Wednesday, January 09, 2008

Democrats, New and Old

To build on my last post, one way of thinking about the dynamics of this race is as a contest between new and old Democrats.

In 1992, Bill Clinton campaigned as a New Democrat. That Democrats, and political liberalism, had been hammered in three consecutive elections meant that the way was paved for a New Democrat to come calling and in whom even traditional Democratic voters might be willing to support if doing so would improve the party's electability.

In 2008, Obama is, obstensibly, the new Democrat and Hillary Clinton is the old Democrat. The question is, are Democratic voters ready to turn to a new brand? Have the developments of the last 8 years, or 16 years, created in the minds of most Democrats the need for another New Democrat? It certainly seemed as if many Democrats were in 2003 as Howard Dean made his mark at the California state Democratic conference when he famously asked where the Democratic Party had been when Bush was launching his unilateral invasion of Iraq (What I wanna know is...), chastizing the party's bipartisan acquiescence to Bush and ruling Republicanism.

By primary season of 2004, however, most Democrats had retreated to one of that year's old Democrats, John Kerry.

Now, four years removed from that episode, but with the country still mired in Iraq, what is the mood of Democratic voters?

These first two contests have put off an answer to that question as high numbers of Independents have voted in Iowa and NH. Upcoming contests will undoubtedly shed more light on this topic and the direction of the Party as presumably the influence of Independents in future contests dwindles as the number of closed primary states increase.

The paradox is, though, that while Obama is the New Democrat in the race, he isn't campaigning as an outsider, really. The language of bipartisanship, post-partisanship and unity he's invoked may be New Democrat but it is pretty much right up insider politics' alley. It is the pillar opposite of Howard Dean's 2003-2004 New Democrat campaign.

Conversely, Hillary--like Edwards--is campaigning as a more partisan alternative, New Democrat, at least as it was in the mold of Howard Dean. So, while Hillary is undoubtedly the most insider of Old Democrats, and has kowtowed to much of Bush's agenda, particularly the war and foreign policy, her campaign is largely usurping what a New Democrat would be expected to bring to this year's campaign.

Some of this strange turn-about is no doubt due to the Democrats having won control of Congress in 2006. This has served to disipate to some degree the Democratic anger that drove Howard Dean's campaign. That the "surge" in Iraq has served to alleviate some of the violence associated with our continued occupation of that country, and thus diverted media attention to the personalities and horse race aspect of the campaign, has also strengthened the cross-cutting New/Old Democrat juxtapositioning going on.

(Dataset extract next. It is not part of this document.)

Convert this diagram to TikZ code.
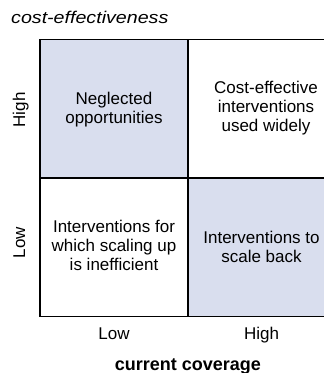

One implication of this is something I don't think has generated any consideration so far and that is that despite whatever affinity there might be between John Edwards and Obama, it seems to me that John Edwards' partisanly populist campaign probably has more connection with those inclined to support Hillary, who is dismissive of Obama's hope and optimism, warning that the only type of politics possible is that of partisan combat.

So, as the campaign moves on, it wouldn't surprise me that if this is a rough approximation of the mood of Democratic voters (and not of Independents) that a large portion of Democrats supporting Edwards could very well end up in the Hillary camp.

I think the challenge for Obama (much like the challenge that faced McCain in 2000) is to continue to win his party's primaries and his party's voters in those primaries. Despite McCain's 2000 uprising, he was unable to pull it off. It seems to me that as an opponent of the congressional Democratic approach the past eight years at least on the war, Obama is in a good position to make this outsider, New Democratic appeal. However, the irony is that the existing, old Democratic establishment has largely legislated in the very bipartisan manner that Obama has said he is seeking. So, continued bipartisan appeals during this partisan primary season may not work as well to his benefit. And would result, weirdly, in one our most bipartisan Democrats, Hillary, being rewarded for taking a more partisan approach during the campaign.